START Data section

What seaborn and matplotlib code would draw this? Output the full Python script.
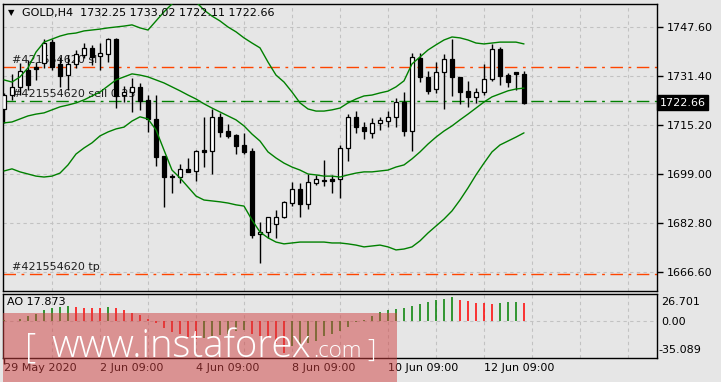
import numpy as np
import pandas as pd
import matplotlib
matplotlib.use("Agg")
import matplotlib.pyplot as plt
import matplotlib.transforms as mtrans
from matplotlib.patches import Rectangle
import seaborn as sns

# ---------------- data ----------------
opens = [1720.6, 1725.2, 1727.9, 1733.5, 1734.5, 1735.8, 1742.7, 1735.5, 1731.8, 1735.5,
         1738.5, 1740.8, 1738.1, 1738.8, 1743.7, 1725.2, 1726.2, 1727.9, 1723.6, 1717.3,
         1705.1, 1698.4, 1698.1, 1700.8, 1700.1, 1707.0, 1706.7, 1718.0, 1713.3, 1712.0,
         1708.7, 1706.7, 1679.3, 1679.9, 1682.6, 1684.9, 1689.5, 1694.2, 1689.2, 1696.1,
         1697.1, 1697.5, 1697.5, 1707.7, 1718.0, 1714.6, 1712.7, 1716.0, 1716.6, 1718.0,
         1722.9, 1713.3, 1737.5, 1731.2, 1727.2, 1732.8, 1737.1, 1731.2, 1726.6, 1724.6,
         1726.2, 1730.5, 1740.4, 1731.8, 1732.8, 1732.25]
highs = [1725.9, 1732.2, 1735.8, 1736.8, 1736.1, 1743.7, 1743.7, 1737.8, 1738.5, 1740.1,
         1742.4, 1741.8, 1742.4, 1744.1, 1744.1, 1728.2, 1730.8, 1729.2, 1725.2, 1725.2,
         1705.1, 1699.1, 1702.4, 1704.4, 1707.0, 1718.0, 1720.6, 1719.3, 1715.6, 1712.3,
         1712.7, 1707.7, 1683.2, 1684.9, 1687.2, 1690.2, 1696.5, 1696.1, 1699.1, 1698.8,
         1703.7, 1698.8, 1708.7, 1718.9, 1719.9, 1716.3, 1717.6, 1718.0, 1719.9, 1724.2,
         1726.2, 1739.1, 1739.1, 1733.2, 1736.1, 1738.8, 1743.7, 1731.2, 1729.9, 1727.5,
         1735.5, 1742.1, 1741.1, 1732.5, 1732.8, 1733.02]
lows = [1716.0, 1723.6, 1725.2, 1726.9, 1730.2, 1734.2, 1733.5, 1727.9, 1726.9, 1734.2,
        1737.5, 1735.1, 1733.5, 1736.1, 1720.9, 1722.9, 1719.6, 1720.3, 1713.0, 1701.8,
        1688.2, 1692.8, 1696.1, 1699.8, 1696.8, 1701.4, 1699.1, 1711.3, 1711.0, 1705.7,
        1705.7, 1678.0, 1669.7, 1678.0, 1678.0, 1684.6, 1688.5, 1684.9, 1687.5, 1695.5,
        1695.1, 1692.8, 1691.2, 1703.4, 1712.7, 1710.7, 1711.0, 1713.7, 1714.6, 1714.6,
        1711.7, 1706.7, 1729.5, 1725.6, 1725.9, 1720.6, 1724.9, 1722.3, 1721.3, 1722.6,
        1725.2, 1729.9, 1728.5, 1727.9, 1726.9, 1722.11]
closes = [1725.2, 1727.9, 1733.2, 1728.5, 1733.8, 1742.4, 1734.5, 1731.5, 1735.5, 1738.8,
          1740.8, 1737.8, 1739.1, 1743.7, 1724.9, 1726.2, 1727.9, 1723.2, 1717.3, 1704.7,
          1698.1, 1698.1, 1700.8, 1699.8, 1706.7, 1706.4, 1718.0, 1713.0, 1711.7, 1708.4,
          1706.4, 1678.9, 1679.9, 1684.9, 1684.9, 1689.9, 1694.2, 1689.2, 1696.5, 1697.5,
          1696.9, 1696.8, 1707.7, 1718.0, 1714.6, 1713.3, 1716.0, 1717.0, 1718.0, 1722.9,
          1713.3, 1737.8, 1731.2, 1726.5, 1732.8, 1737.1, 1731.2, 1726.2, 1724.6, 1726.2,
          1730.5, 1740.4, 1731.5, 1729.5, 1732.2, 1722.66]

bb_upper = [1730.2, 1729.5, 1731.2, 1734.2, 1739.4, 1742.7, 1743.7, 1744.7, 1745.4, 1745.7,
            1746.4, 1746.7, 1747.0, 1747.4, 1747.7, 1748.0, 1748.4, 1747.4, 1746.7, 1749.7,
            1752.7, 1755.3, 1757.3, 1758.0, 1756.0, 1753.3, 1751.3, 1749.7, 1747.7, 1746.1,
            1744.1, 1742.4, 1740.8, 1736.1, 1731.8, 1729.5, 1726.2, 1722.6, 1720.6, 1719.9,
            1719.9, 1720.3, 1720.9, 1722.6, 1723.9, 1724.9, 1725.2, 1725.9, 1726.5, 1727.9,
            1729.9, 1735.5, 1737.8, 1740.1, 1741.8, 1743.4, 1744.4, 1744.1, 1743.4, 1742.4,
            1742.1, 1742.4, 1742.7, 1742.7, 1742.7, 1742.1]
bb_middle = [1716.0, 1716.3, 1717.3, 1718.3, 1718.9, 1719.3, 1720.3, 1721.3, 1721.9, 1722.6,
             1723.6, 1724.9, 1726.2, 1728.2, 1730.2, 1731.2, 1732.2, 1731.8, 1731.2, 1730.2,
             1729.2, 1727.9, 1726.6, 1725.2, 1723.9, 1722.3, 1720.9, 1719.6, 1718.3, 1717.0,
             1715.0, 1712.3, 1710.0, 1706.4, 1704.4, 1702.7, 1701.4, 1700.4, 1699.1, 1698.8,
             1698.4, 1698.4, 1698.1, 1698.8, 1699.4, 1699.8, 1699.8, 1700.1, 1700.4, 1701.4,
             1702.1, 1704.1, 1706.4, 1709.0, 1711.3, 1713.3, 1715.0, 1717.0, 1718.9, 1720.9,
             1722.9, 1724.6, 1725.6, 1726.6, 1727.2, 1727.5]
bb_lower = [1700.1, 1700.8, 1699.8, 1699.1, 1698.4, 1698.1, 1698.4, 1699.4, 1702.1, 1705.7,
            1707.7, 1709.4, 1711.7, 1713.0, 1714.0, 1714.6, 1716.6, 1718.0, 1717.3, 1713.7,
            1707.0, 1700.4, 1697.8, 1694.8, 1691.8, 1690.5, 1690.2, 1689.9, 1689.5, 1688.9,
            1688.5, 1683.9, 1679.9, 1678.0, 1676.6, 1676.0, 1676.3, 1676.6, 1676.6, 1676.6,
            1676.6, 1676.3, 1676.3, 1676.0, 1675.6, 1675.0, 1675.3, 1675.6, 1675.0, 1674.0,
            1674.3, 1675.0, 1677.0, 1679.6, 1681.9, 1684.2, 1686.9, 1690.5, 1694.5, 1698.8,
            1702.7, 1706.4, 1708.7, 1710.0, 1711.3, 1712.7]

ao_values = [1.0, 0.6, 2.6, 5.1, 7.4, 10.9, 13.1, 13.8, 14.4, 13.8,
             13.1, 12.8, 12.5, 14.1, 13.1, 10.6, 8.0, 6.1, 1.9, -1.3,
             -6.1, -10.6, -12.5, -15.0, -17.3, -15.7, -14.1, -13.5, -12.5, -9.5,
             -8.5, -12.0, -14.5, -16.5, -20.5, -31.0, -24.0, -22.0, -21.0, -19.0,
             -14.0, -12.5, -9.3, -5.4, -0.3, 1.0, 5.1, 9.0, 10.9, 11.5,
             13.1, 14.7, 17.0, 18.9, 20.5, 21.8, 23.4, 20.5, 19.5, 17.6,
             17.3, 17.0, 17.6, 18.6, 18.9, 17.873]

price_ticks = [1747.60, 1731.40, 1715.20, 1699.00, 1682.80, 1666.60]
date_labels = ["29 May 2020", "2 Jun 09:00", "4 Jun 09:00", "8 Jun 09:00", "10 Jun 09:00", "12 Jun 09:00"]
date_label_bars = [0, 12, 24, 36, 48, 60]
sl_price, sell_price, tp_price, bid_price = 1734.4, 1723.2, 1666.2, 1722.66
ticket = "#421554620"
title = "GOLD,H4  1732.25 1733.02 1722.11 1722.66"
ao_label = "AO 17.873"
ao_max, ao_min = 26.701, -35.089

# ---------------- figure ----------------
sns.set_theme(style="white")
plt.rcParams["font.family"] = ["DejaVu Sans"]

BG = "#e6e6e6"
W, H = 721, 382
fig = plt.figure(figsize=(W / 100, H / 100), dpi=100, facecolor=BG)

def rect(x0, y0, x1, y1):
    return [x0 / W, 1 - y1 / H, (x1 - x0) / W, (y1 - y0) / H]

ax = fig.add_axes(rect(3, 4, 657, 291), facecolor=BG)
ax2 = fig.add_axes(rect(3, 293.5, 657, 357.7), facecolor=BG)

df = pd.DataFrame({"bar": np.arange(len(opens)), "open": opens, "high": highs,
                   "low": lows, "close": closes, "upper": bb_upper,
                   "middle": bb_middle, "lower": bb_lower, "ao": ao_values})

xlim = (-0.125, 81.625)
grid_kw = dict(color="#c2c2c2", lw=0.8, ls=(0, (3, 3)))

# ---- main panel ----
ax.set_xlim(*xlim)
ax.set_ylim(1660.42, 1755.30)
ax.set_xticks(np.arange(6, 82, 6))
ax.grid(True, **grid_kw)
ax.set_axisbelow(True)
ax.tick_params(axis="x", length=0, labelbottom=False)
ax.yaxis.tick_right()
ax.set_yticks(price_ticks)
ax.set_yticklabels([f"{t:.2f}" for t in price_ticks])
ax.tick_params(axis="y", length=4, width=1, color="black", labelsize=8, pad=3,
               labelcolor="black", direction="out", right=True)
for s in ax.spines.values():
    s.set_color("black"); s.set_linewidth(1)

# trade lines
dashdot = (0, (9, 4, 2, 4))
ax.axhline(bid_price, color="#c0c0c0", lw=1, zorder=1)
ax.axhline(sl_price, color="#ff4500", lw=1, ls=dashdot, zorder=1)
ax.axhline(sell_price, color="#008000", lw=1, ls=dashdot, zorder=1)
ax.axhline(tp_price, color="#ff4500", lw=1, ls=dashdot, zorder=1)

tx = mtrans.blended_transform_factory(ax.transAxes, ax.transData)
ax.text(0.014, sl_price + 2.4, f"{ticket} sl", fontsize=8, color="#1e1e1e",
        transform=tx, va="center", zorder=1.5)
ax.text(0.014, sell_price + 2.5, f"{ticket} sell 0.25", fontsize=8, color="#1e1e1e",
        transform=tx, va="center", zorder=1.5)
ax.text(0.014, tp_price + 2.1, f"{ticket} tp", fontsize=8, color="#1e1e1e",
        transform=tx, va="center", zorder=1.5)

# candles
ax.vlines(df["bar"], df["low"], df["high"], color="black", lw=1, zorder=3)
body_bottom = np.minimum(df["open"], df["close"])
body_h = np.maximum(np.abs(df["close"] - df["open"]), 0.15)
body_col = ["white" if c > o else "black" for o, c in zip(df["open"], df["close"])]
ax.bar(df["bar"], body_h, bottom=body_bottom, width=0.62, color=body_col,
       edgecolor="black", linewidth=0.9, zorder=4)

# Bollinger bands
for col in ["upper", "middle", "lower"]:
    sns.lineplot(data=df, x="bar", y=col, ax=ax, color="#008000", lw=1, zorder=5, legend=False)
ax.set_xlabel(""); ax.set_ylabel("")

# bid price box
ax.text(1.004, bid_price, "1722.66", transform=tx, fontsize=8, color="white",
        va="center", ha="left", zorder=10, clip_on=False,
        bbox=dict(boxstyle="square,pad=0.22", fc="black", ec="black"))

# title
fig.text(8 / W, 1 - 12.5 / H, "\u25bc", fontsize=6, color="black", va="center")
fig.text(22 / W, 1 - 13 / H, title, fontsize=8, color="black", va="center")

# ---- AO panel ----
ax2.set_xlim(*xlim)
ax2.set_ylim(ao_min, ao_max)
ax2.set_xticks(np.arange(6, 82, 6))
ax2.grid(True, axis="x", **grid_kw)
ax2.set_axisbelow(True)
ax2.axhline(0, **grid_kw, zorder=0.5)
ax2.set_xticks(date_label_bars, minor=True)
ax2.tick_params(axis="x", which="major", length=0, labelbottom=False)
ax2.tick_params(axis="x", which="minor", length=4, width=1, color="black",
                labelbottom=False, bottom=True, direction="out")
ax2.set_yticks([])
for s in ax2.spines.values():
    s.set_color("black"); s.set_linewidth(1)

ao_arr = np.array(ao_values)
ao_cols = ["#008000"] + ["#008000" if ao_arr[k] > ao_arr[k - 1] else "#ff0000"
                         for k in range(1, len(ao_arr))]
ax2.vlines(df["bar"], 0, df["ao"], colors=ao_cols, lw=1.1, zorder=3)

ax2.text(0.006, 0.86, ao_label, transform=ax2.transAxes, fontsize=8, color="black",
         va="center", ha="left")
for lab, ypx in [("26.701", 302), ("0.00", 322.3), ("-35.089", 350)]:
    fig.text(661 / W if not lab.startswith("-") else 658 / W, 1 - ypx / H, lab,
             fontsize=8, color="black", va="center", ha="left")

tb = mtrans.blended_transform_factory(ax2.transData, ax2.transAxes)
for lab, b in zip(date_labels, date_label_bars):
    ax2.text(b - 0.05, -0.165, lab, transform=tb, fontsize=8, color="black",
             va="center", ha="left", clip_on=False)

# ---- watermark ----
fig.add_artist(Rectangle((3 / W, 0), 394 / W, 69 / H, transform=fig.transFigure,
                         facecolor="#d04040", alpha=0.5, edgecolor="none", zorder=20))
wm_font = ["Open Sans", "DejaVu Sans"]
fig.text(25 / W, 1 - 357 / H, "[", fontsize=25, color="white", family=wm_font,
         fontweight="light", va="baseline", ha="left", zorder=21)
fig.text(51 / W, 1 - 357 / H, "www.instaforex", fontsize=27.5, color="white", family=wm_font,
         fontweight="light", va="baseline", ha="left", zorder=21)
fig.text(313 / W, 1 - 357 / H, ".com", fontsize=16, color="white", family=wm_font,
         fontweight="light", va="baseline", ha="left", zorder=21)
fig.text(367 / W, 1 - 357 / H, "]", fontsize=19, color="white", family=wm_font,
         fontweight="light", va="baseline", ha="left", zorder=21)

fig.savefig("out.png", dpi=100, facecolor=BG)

END Data section

__What the task requires__
Take the lines from the start of the material to the line with "import seaborn as sns", both included, and transcribe them exactly without the pictures.

__Written response__
What seaborn and matplotlib code would draw this? Output the full Python script.
import numpy as np
import pandas as pd
import matplotlib
matplotlib.use("Agg")
import matplotlib.pyplot as plt
import matplotlib.transforms as mtrans
from matplotlib.patches import Rectangle
import seaborn as sns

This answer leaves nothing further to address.